Young Mother Thomas Regina was following an icon in old Mother Francis.  Twice in my life, I, too, have replaced an icon; once in my career, once in my retirement as the  volunteer President of the Ladies of Charity of the Archdiocese of NY.  In either instance, very few trusted that I could do it.  And believe me, when you replace an icon, they become even more ICONIC.  We young girls did not react this way, but I’m sure TR had to struggle with, say the Mothers Club, and their holding up the icon she was daring to replace.  I don’t know; I’ve never discussed it with her; but I do know, from my own experience, how difficult being put in that position can be.

Mother Mary John, then Mother Bridget, then Mother Monica developed and honed our foundation in English and encouraged our literary pursuits.  Mother Charles threw her hands up in disgust and rapped my knuckles in despair over my inability to understand what  was then called Geometry.  Mother Gerald played endless recordings of Debussy; Mother Barbara despaired of our every learning French; Mother Francis Borgia enraptured so many of us with Latin…”All of Gaul is divided into 3 parts.” 

Our minds were filled with Advent Angels…Freshman/Junior sisters…Mission Days…very solemn Ring Days…Gold Bows…wrist length white gloves worn at certain times often with a pearl closure…the annual Poetry Contest…the annual SINGLE basketball game…the annual Father/Daughter dance…the annual play…the Christmas Dance as opposed to a prom…Sodality…clubs.  And our Senior trip was a day in New York City…not five days in Italy!  No one drove…and I laugh as I say this because of the sea of student cars at Ursuline every day…one girl in my class drove…the rest of us wore our REQUIRED UNIFORM camel’s hair polo coats over our school uniforms and took the public bus to our destinations.  Back in the day, we spent two years in a navy gabardine number and two in gray plaid.

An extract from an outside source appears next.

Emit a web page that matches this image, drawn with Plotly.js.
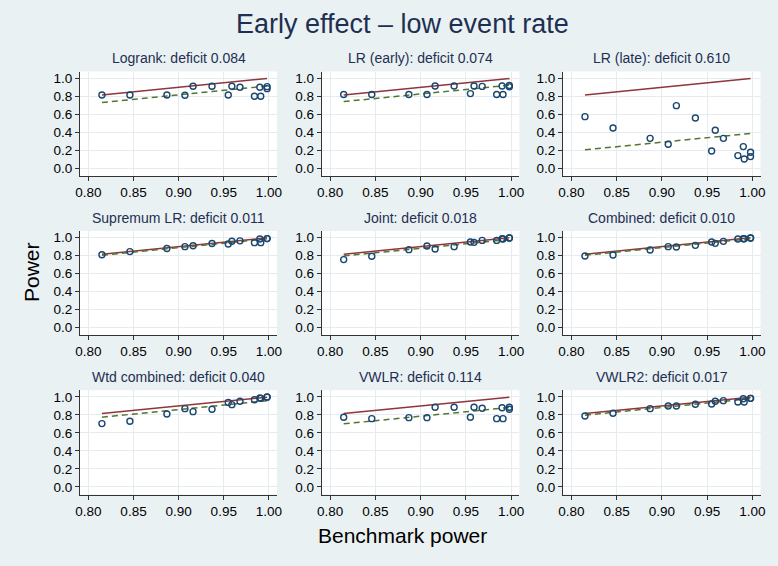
<!DOCTYPE html>
<html>
<head>
<meta charset="utf-8">
<script src="https://cdn.plot.ly/plotly-3.0.1.min.js"></script>
<style>html,body{margin:0;padding:0;background:#eaf1f3;}#chart{width:778px;height:566px;}</style>
</head>
<body>
<div id="chart"></div>
<script>
// Benchmark power (x) shared by all panels
const benchmark = [0.815, 0.846, 0.887, 0.907, 0.916, 0.937, 0.955, 0.959, 0.968, 0.984, 0.990, 0.991, 0.998, 0.998];

const panelNames = ["Logrank", "LR (early)", "LR (late)", "Supremum LR", "Joint", "Combined", "Wtd combined", "VWLR", "VWLR2"];
const deficits = [0.084, 0.074, 0.610, 0.011, 0.018, 0.010, 0.040, 0.114, 0.017];

const powerLogrank   = [0.815, 0.815, 0.815, 0.812, 0.911, 0.911, 0.815, 0.911, 0.900, 0.800, 0.900, 0.800, 0.907, 0.885];
const powerLREarly   = [0.820, 0.820, 0.820, 0.820, 0.915, 0.915, 0.830, 0.915, 0.910, 0.820, 0.915, 0.820, 0.920, 0.905];
const powerLRLate    = [0.574, 0.448, 0.333, 0.267, 0.696, 0.559, 0.193, 0.422, 0.333, 0.141, 0.241, 0.104, 0.178, 0.130];
const powerSupLR     = [0.810, 0.845, 0.880, 0.900, 0.910, 0.935, 0.930, 0.960, 0.965, 0.945, 0.985, 0.945, 0.990, 0.990];
const powerJoint     = [0.756, 0.793, 0.867, 0.907, 0.874, 0.900, 0.952, 0.948, 0.970, 0.970, 0.989, 0.985, 0.996, 0.996];
const powerCombined  = [0.796, 0.807, 0.863, 0.900, 0.896, 0.915, 0.952, 0.937, 0.959, 0.985, 0.989, 0.989, 0.996, 0.996];
const powerWtdComb   = [0.704, 0.730, 0.811, 0.870, 0.837, 0.863, 0.940, 0.915, 0.952, 0.970, 0.989, 0.985, 1.000, 0.998];
const powerVWLR      = [0.774, 0.759, 0.770, 0.770, 0.885, 0.885, 0.774, 0.885, 0.874, 0.759, 0.881, 0.759, 0.885, 0.863];
const powerVWLR2     = [0.789, 0.819, 0.870, 0.900, 0.900, 0.919, 0.922, 0.952, 0.959, 0.944, 0.981, 0.944, 0.985, 0.985];

const powers = [powerLogrank, powerLREarly, powerLRLate, powerSupLR, powerJoint, powerCombined, powerWtdComb, powerVWLR, powerVWLR2];

const xTicks = [0.80, 0.85, 0.90, 0.95, 1.00];
const yTicks = [0.0, 0.2, 0.4, 0.6, 0.8, 1.0];

const W = 778, H = 566;
const FONT = "Liberation Sans, Arial, Helvetica, sans-serif";
const NAVY = "#1a476f";
const TITLE_C = "#1f2f52";
const MAROON = "#90353b";
const GREEN = "#55752f";

// panel pixel boxes
const colX = [[80, 277], [321.7, 519.3], [563, 760.5]];
const rowY = [[71.5, 176], [230.9, 335.2], [390.2, 494.5]];

const xmin = Math.min(...benchmark), xmax = Math.max(...benchmark);

const data = [];
const layout = {
  width: W, height: H,
  margin: {l: 0, r: 0, t: 0, b: 0},
  paper_bgcolor: "#eaf1f3",
  plot_bgcolor: "#ffffff",
  showlegend: false,
  font: {family: FONT, size: 13, color: "#000"},
  annotations: []
};

for (let i = 0; i < 9; i++) {
  const r = Math.floor(i / 3), c = i % 3;
  const s = i === 0 ? "" : String(i + 1);
  const xa = "x" + s, ya = "y" + s;
  const lineX = [xmin, xmax];
  // reference line y = x
  data.push({x: lineX, y: lineX, xaxis: xa, yaxis: ya, type: "scatter", mode: "lines",
    line: {color: MAROON, width: 1.5}, hoverinfo: "skip"});
  // fitted line y = x - deficit
  data.push({x: lineX, y: lineX.map(v => v - deficits[i]), xaxis: xa, yaxis: ya, type: "scatter", mode: "lines",
    line: {color: GREEN, width: 1.5, dash: "6px,4px"}, hoverinfo: "skip"});
  // points
  data.push({x: benchmark, y: powers[i], xaxis: xa, yaxis: ya, type: "scatter", mode: "markers",
    marker: {symbol: "circle-open", size: 6, color: NAVY, line: {width: 1.4, color: NAVY}}});

  const common = {
    showgrid: true, gridcolor: "#e4ecef", gridwidth: 1,
    zeroline: false, showline: true, linecolor: "#333", linewidth: 1,
    ticks: "outside", ticklen: 4, tickcolor: "#333", tickwidth: 1,
    tickfont: {family: FONT, size: 13.5, color: "#000"}, fixedrange: true
  };
  layout["xaxis" + s] = Object.assign({}, common, {
    domain: [colX[c][0] / W, colX[c][1] / W],
    range: [0.7907, 1.0090],
    tickvals: xTicks, tickformat: ".2f",
    anchor: ya
  });
  layout["yaxis" + s] = Object.assign({}, common, {
    domain: [1 - rowY[r][1] / H, 1 - rowY[r][0] / H],
    range: [-0.0856, 1.0756],
    tickvals: yTicks, tickformat: ".1f",
    anchor: xa
  });
  layout.annotations.push({
    text: panelNames[i] + ": deficit " + deficits[i].toFixed(3),
    xref: "paper", yref: "paper",
    x: (colX[c][0] + colX[c][1]) / 2 / W,
    y: 1 - (rowY[r][0] - 13) / H,
    xanchor: "center", yanchor: "middle", showarrow: false,
    font: {family: FONT, size: 14, color: TITLE_C}
  });
}

layout.annotations.push({
  text: "Early effect – low event rate", xref: "paper", yref: "paper",
  x: 402 / W, y: 1 - 24 / H, xanchor: "center", yanchor: "middle", showarrow: false,
  font: {family: FONT, size: 27, color: TITLE_C}
});
layout.annotations.push({
  text: "Benchmark power", xref: "paper", yref: "paper",
  x: 403 / W, y: 1 - 535 / H, xanchor: "center", yanchor: "middle", showarrow: false,
  font: {family: FONT, size: 21, color: "#000"}
});
layout.annotations.push({
  text: "Power", xref: "paper", yref: "paper", textangle: -90,
  x: 31 / W, y: 1 - 272 / H, xanchor: "center", yanchor: "middle", showarrow: false,
  font: {family: FONT, size: 21, color: "#000"}
});

Plotly.newPlot("chart", data, layout, {displayModeBar: false, staticPlot: true});
</script>
</body>
</html>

And still sweltered in our so-called “summer” uniforms. 

A time of innocence in an age of innocence until one afternoon in November 1963…I was standing in the Library of the new school, and Mother Anastasia was at the main desk.  Suddenly, the overhead loudspeaker came on…but with a lot of static…and a couple of false starts.  Very unlike Mother Thomas Regina, our principal, who was the only one who ever used that system.  Years later, I learned she was frantically consulting with Miss Dempsey who was monitoring the radio. TR announced to us the death, the assassination, of Pres. John F. Kennedy…and our innocence was over…the world’s innocence was over…and it was the first of so many things that we had been told would or could never happen again in America.  Abraham Lincoln was assassinated…no President ever would be again…until he was. World War I, the war to end all wars, except it didn’t. The Stock Market could never crash and burn again, as it had in 1929…safeguards were in place…except it did…in 1987 and again in 2008.  Our homeland could never again be attacked as it was at Pearl Harbor in 1941…except we were--on September 11, 2001. 

The afternoon of the Kennedy assassination, I couldn’t get near the public telephone booth I mentioned to you earlier.  I feel as old as Alexander Graham Bell remembering that. 

But through it all, like my Catholic faith, Mother Thomas Regina was my lynchpin, my continuity, my true north, my very compass.  She and all the Mothers she led, and I mean the nuns of course, were the mothers many of us never had but deserved.  And like any good mother, she remembers every girl who attended this school.  No matter whose name is mentioned, she forms a connection and can enlighten you.  Such amazing recall.

And I have never relinquished the part that she played in my life:  then or throughout the intervening years.  She has morphed from Mother Thomas Regina to Sr. Regina Kehoe, and this old throwback has had to accept that.  But inside she remains the same, no matter what you call her.

I still chide her about the removal of the graceful serpentine Communion rail from our blue chapel, but she just scoffs at my pre-Vatican II sensibilities.  Nor have I accepted that it belongs now to the Eastern Province and not to me.

Mother Thomas Regina will be a part of Ursuline forever, through the Scholarship established in one of her many names…and to which I proudly pledge my support.